## START Data lines
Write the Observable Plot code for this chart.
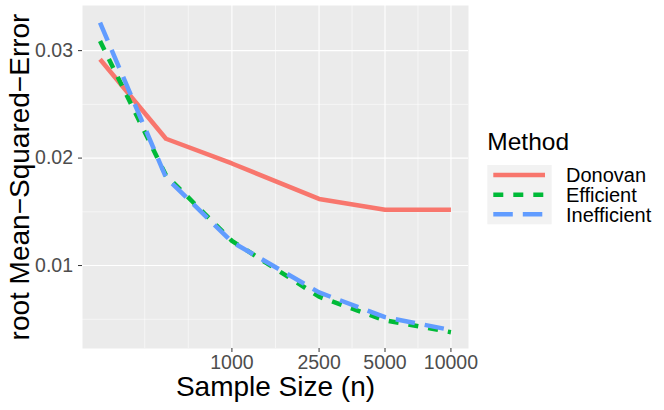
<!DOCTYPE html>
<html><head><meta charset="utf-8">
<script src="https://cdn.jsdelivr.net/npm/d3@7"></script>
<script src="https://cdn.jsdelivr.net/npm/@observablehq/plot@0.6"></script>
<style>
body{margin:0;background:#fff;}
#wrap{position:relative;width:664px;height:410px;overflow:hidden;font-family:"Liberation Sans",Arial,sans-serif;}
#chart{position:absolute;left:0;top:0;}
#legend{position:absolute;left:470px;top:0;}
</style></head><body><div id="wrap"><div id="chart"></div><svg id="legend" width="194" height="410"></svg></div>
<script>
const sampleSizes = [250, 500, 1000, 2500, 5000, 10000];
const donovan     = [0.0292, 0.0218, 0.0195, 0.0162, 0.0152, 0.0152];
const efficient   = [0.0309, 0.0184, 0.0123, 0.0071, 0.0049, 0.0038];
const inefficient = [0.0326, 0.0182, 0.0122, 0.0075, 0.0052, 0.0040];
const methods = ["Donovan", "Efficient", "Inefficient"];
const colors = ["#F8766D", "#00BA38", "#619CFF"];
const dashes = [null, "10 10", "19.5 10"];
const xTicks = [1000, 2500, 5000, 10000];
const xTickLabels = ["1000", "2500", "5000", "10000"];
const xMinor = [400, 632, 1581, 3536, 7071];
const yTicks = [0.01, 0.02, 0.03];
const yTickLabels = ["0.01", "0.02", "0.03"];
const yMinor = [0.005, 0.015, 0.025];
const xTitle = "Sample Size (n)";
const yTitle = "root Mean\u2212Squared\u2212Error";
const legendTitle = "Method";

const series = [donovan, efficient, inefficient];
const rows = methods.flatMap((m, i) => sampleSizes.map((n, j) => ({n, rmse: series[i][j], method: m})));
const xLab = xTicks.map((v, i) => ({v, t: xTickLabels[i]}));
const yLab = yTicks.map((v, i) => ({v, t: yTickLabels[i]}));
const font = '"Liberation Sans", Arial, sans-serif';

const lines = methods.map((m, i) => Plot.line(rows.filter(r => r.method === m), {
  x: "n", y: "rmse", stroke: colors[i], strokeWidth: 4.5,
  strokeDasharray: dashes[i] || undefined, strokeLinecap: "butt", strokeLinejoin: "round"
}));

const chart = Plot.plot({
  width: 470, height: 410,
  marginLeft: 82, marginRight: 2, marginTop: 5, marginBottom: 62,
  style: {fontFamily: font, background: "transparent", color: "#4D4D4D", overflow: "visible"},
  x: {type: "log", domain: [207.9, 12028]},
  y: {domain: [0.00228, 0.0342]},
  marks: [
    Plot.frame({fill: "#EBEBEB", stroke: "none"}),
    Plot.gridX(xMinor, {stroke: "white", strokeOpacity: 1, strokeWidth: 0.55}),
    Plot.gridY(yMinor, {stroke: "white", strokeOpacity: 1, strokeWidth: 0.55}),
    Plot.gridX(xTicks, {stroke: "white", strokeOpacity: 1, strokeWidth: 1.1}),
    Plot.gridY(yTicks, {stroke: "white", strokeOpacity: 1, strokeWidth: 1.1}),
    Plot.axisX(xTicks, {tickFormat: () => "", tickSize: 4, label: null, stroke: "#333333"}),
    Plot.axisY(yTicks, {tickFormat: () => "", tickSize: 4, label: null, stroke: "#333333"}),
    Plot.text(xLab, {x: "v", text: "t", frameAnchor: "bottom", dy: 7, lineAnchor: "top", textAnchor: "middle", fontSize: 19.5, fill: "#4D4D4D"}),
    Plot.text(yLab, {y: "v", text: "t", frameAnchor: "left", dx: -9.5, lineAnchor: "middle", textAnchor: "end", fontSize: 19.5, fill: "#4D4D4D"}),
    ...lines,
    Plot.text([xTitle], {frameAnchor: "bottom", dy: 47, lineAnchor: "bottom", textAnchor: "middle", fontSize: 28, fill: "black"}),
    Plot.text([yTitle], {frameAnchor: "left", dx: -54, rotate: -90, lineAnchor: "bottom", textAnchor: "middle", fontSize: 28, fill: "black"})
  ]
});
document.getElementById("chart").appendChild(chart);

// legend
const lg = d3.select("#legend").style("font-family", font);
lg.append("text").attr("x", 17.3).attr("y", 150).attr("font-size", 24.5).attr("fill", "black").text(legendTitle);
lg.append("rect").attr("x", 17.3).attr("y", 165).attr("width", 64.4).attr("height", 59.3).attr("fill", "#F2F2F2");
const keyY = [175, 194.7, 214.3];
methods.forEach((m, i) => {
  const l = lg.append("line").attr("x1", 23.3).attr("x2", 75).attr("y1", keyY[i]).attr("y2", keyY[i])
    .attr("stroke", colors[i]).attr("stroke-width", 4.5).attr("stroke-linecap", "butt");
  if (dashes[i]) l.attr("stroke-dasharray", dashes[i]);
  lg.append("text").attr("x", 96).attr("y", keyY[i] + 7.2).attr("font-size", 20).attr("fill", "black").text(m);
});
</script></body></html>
## END Data lines
Give the data again exactly as written, with all pictures left out.

Write the Observable Plot code for this chart.
<!DOCTYPE html>
<html><head><meta charset="utf-8">
<script src="https://cdn.jsdelivr.net/npm/d3@7"></script>
<script src="https://cdn.jsdelivr.net/npm/@observablehq/plot@0.6"></script>
<style>
body{margin:0;background:#fff;}
#wrap{position:relative;width:664px;height:410px;overflow:hidden;font-family:"Liberation Sans",Arial,sans-serif;}
#chart{position:absolute;left:0;top:0;}
#legend{position:absolute;left:470px;top:0;}
</style></head><body><div id="wrap"><div id="chart"></div><svg id="legend" width="194" height="410"></svg></div>
<script>
const sampleSizes = [250, 500, 1000, 2500, 5000, 10000];
const donovan     = [0.0292, 0.0218, 0.0195, 0.0162, 0.0152, 0.0152];
const efficient   = [0.0309, 0.0184, 0.0123, 0.0071, 0.0049, 0.0038];
const inefficient = [0.0326, 0.0182, 0.0122, 0.0075, 0.0052, 0.0040];
const methods = ["Donovan", "Efficient", "Inefficient"];
const colors = ["#F8766D", "#00BA38", "#619CFF"];
const dashes = [null, "10 10", "19.5 10"];
const xTicks = [1000, 2500, 5000, 10000];
const xTickLabels = ["1000", "2500", "5000", "10000"];
const xMinor = [400, 632, 1581, 3536, 7071];
const yTicks = [0.01, 0.02, 0.03];
const yTickLabels = ["0.01", "0.02", "0.03"];
const yMinor = [0.005, 0.015, 0.025];
const xTitle = "Sample Size (n)";
const yTitle = "root Mean\u2212Squared\u2212Error";
const legendTitle = "Method";

const series = [donovan, efficient, inefficient];
const rows = methods.flatMap((m, i) => sampleSizes.map((n, j) => ({n, rmse: series[i][j], method: m})));
const xLab = xTicks.map((v, i) => ({v, t: xTickLabels[i]}));
const yLab = yTicks.map((v, i) => ({v, t: yTickLabels[i]}));
const font = '"Liberation Sans", Arial, sans-serif';

const lines = methods.map((m, i) => Plot.line(rows.filter(r => r.method === m), {
  x: "n", y: "rmse", stroke: colors[i], strokeWidth: 4.5,
  strokeDasharray: dashes[i] || undefined, strokeLinecap: "butt", strokeLinejoin: "round"
}));

const chart = Plot.plot({
  width: 470, height: 410,
  marginLeft: 82, marginRight: 2, marginTop: 5, marginBottom: 62,
  style: {fontFamily: font, background: "transparent", color: "#4D4D4D", overflow: "visible"},
  x: {type: "log", domain: [207.9, 12028]},
  y: {domain: [0.00228, 0.0342]},
  marks: [
    Plot.frame({fill: "#EBEBEB", stroke: "none"}),
    Plot.gridX(xMinor, {stroke: "white", strokeOpacity: 1, strokeWidth: 0.55}),
    Plot.gridY(yMinor, {stroke: "white", strokeOpacity: 1, strokeWidth: 0.55}),
    Plot.gridX(xTicks, {stroke: "white", strokeOpacity: 1, strokeWidth: 1.1}),
    Plot.gridY(yTicks, {stroke: "white", strokeOpacity: 1, strokeWidth: 1.1}),
    Plot.axisX(xTicks, {tickFormat: () => "", tickSize: 4, label: null, stroke: "#333333"}),
    Plot.axisY(yTicks, {tickFormat: () => "", tickSize: 4, label: null, stroke: "#333333"}),
    Plot.text(xLab, {x: "v", text: "t", frameAnchor: "bottom", dy: 7, lineAnchor: "top", textAnchor: "middle", fontSize: 19.5, fill: "#4D4D4D"}),
    Plot.text(yLab, {y: "v", text: "t", frameAnchor: "left", dx: -9.5, lineAnchor: "middle", textAnchor: "end", fontSize: 19.5, fill: "#4D4D4D"}),
    ...lines,
    Plot.text([xTitle], {frameAnchor: "bottom", dy: 47, lineAnchor: "bottom", textAnchor: "middle", fontSize: 28, fill: "black"}),
    Plot.text([yTitle], {frameAnchor: "left", dx: -54, rotate: -90, lineAnchor: "bottom", textAnchor: "middle", fontSize: 28, fill: "black"})
  ]
});
document.getElementById("chart").appendChild(chart);

// legend
const lg = d3.select("#legend").style("font-family", font);
lg.append("text").attr("x", 17.3).attr("y", 150).attr("font-size", 24.5).attr("fill", "black").text(legendTitle);
lg.append("rect").attr("x", 17.3).attr("y", 165).attr("width", 64.4).attr("height", 59.3).attr("fill", "#F2F2F2");
const keyY = [175, 194.7, 214.3];
methods.forEach((m, i) => {
  const l = lg.append("line").attr("x1", 23.3).attr("x2", 75).attr("y1", keyY[i]).attr("y2", keyY[i])
    .attr("stroke", colors[i]).attr("stroke-width", 4.5).attr("stroke-linecap", "butt");
  if (dashes[i]) l.attr("stroke-dasharray", dashes[i]);
  lg.append("text").attr("x", 96).attr("y", keyY[i] + 7.2).attr("font-size", 20).attr("fill", "black").text(m);
});
</script></body></html>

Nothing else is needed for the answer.